- Filed Under
If North Korea launches a long-range missile at the U.S., there is a "high probability" that U.S. missile defense interceptors will shoot it down, Defense Secretary Robert Gates said Tuesday.
In an appearance before the Senate defense appropriations subcommittee in which he was questioned about whether proposed weaspons cuts would leave the U.S. unsafe, Gates said he doesn't think the U.S. needs a big boost in missile defense spending to respond to the growing threat from North Korea.
"I have confidence that, if North Korea launched a long-range missile in the direction of the United States, that we would have a high probability of being able to defend ourselves against it," Gates said.
The 30 planned silos at Fort Greely, Alaska, that are a key part of the U.S. interceptor force "are fully adequate to protect us against a North Korean threat for a number of years," Gates said.
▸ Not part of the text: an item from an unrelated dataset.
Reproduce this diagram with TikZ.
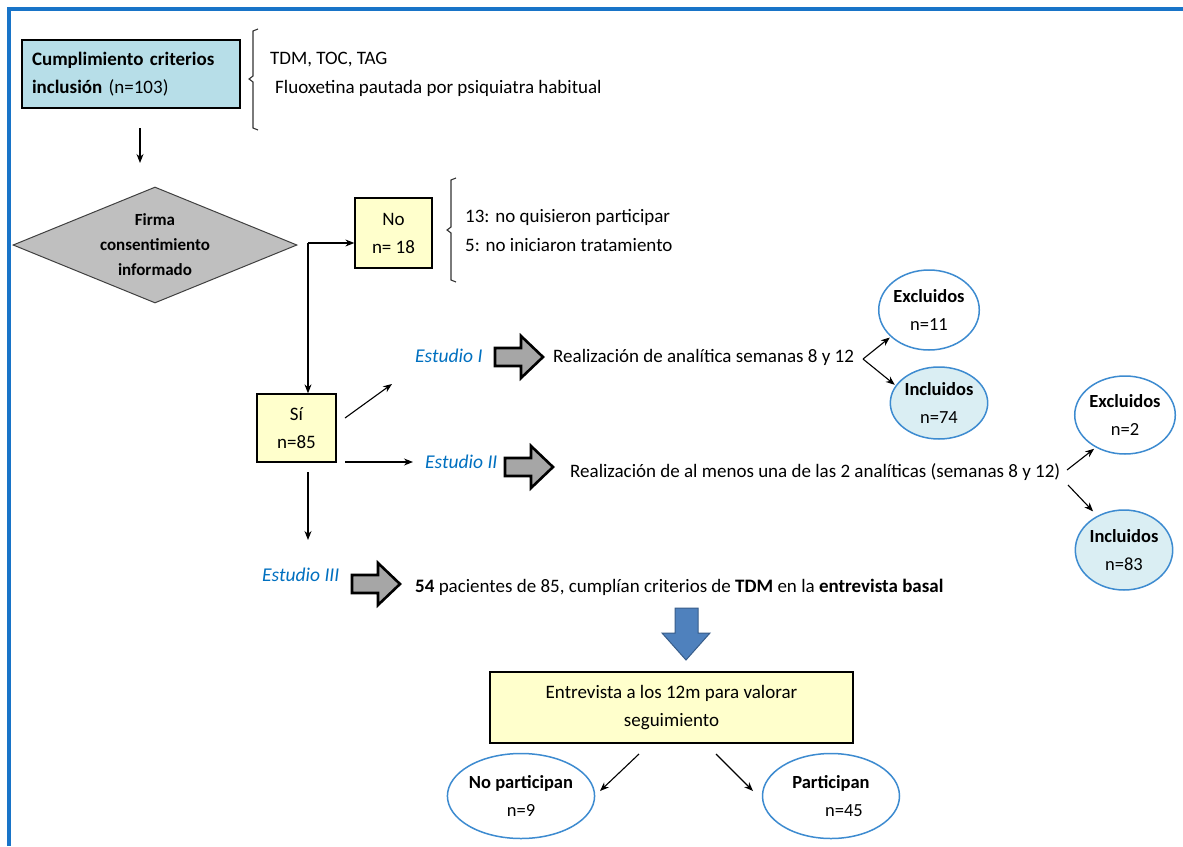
\documentclass[tikz,border=0pt]{standalone}
\usepackage{fontspec}
\setmainfont{Carlito}
\usetikzlibrary{shapes.geometric,arrows.meta}
\definecolor{frameblue}{HTML}{1874C8}
\definecolor{boxblue}{HTML}{B7DEE8}
\definecolor{ylw}{HTML}{FFFFCC}
\definecolor{ellb}{HTML}{3D8BD0}
\definecolor{inclfill}{HTML}{DAEEF3}
\definecolor{estblue}{HTML}{0070C0}
\definecolor{arrgray}{HTML}{A6A6A6}
\definecolor{bluearr}{HTML}{4F81BD}
\definecolor{bluearrb}{HTML}{385D8A}
\definecolor{diagray}{HTML}{BFBFBF}
\tikzset{
  txt/.style={font=\fontsize{19}{28}\selectfont, inner sep=0, align=left},
  ybox/.style={draw, line width=1.3pt, fill=ylw, align=center, inner sep=0,
    font=\fontsize{19}{28}\selectfont},
  ell/.style={ellipse, draw=ellb, line width=1.5pt, fill=white, align=center, inner sep=0,
    font=\fontsize{18.5}{28}\selectfont},
  incl/.style={ell, fill=inclfill},
  arr/.style={-{Stealth[length=9pt,width=7pt]}, line width=1.1pt},
  est/.style={font=\fontsize{19.5}{22}\selectfont\itshape, text=estblue, inner sep=0},
  brace/.style={line width=1.1pt, draw=black!80},
  barrow/.pic={\draw[line width=2.6pt, fill=arrgray, line join=miter]
     (0,-9)--(26,-9)--(26,-21)--(48,0)--(26,21)--(26,9)--(0,9)--cycle;}
}
\begin{document}
\begin{tikzpicture}[x=1pt,y=-1pt]
\useasboundingbox[fill=white] (0,0) rectangle (1183,846);
% frame
\draw[frameblue, line width=4pt] (9,846) -- (9,9) -- (1183,9);

% inclusion box
\node[draw, line width=1.3pt, fill=boxblue, text width=198, inner xsep=10, inner ysep=0,
  minimum height=68, align=left, font=\fontsize{19}{28}\selectfont]
  (incl) at (131,74) {\textbf{Cumplimiento criterios}\\\textbf{inclusión} (n=103)};
\draw[brace] (258,29) -- (253,31) -- (253,76) -- (249,79) -- (253,82) -- (253,128) -- (258,130);
\node[txt, anchor=west] (t1) at (270,60) {TDM, TOC, TAG};
\node[txt, anchor=west] (t2) at (275,88) {Fluoxetina pautada por psiquiatra habitual};

% diamond
\node[diamond, aspect=2.4, draw=black!75, line width=1pt, fill=diagray, minimum width=284,
  minimum height=116, inner sep=0, align=center,
  font=\fontsize{17}{25}\selectfont\bfseries] (dia) at (155,245)
  {Firma\\consentimiento\\informado};
\coordinate (a0) at (140,128);
\coordinate (a1) at (140,163);
\draw[arr] (a0) -- (a1);

% No box
\node[ybox, minimum width=77, minimum height=70] (no) at (393.5,233) {No\\n= 18};
\draw[brace] (456,178) -- (451,180) -- (451,227) -- (447,230) -- (451,233) -- (451,280) -- (456,282);
\node[txt, anchor=west] (t3) at (465,217) {13: no quisieron participar};
\node[txt, anchor=west] (t4) at (465,245) {5: no iniciaron tratamiento};

% Si box
\node[ybox, minimum width=79, minimum height=68] (si) at (296.5,428) {Sí\\n=85};
\coordinate (j) at (308,243);
\draw[arr] (j) -- (j -| no.west);
\draw[arr] (j) -- (j |- si.north);

% Estudio I
\coordinate (s1) at (345,418);
\coordinate (e1) at (392,384);
\draw[arr] (s1) -- (e1);
\node[est, anchor=west] (est1) at (415,356) {Estudio I};
\pic at (495,357) {barrow};
\node[txt, anchor=west] (r1) at (553,357) {Realización de analítica semanas 8 y 12};
\node[ell, minimum width=94, minimum height=80] (ex1) at (929,310) {\textbf{Excluidos}\\n=11};
\node[incl, minimum width=96, minimum height=72] (in1) at (939,403) {\textbf{Incluidos}\\n=74};
\coordinate (b1) at (863,359);
\draw[arr, shorten >=1pt] (b1) -- (ex1.215);
\draw[arr, shorten >=1pt] (b1) -- (in1.158);

% Estudio II
\coordinate (s2) at (345,462);
\draw[arr] (s2) -- (413,462) coordinate (e2);
\node[est, anchor=west] (est2) at (425,462) {Estudio II};
\pic at (505,467) {barrow};
\node[txt, anchor=west] (r2) at (570,472) {Realización de al menos una de las 2 analíticas (semanas 8 y 12)};
\node[ell, minimum width=96, minimum height=78] (ex2) at (1125,415) {\textbf{Excluidos}\\n=2};
\node[incl, minimum width=95, minimum height=80] (in2) at (1124,550) {\textbf{Incluidos}\\n=83};
\coordinate (b2) at (1067,470);
\coordinate (b3) at (1068,485);
\draw[arr, shorten >=2pt] (b2) -- (ex2.228);
\draw[arr, shorten >=6pt] (b3) -- (in2.128);

% Estudio III
\coordinate (s3) at (308,472);
\draw[arr] (s3) -- (308,540) coordinate (e3);
\node[est, anchor=west] (est3) at (262,575) {Estudio III};
\pic at (352,584) {barrow};
\node[txt, anchor=west] (r3) at (415,587) {\textbf{54} pacientes de 85, cumplían criterios de \textbf{TDM} en la \textbf{entrevista basal}};

% blue arrow
\draw[bluearrb, fill=bluearr, line width=1pt, line join=miter]
  (675,608) -- (698,608) -- (698,633) -- (710,633) -- (686,660) -- (662,633) -- (675,633) -- cycle;

% interview box
\node[ybox, minimum width=363, minimum height=71] (ent) at (671.5,707.5)
  {Entrevista a los 12m para valorar\\seguimiento};
\node[ell, minimum width=137, minimum height=85] (np) at (521,796) {\textbf{No participan}\\n=9};
\node[ell, minimum width=137, minimum height=85] (pa) at (831,796) {\textbf{Participan}\\\hspace*{26pt}n=45};
\coordinate (c1) at (639,754);
\coordinate (c1e) at (600,791);
\coordinate (c2) at (716,754);
\coordinate (c2e) at (753,791);
\draw[arr] (c1) -- (c1e);
\draw[arr] (c2) -- (c2e);
\end{tikzpicture}
\end{document}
If better interceptors are developed, they can be placed in existing silos, Gates said, adding that if more interceptors are needed, Greely has room for expansion.
It was Sen. Thad Cochran, R-Miss., who raised the issue, saying North Korea's recent testing of short-range missiles "has led to concerns about whether or not we're moving fast enough with a ground-based interceptor production line."
Gates said the 2010 budget includes funding for further testing and development at Fort Greely and Vandenberg Air Force Base, Calif.
"I was just in Fort Greely last week, and it is an immensely capable system," Gates said.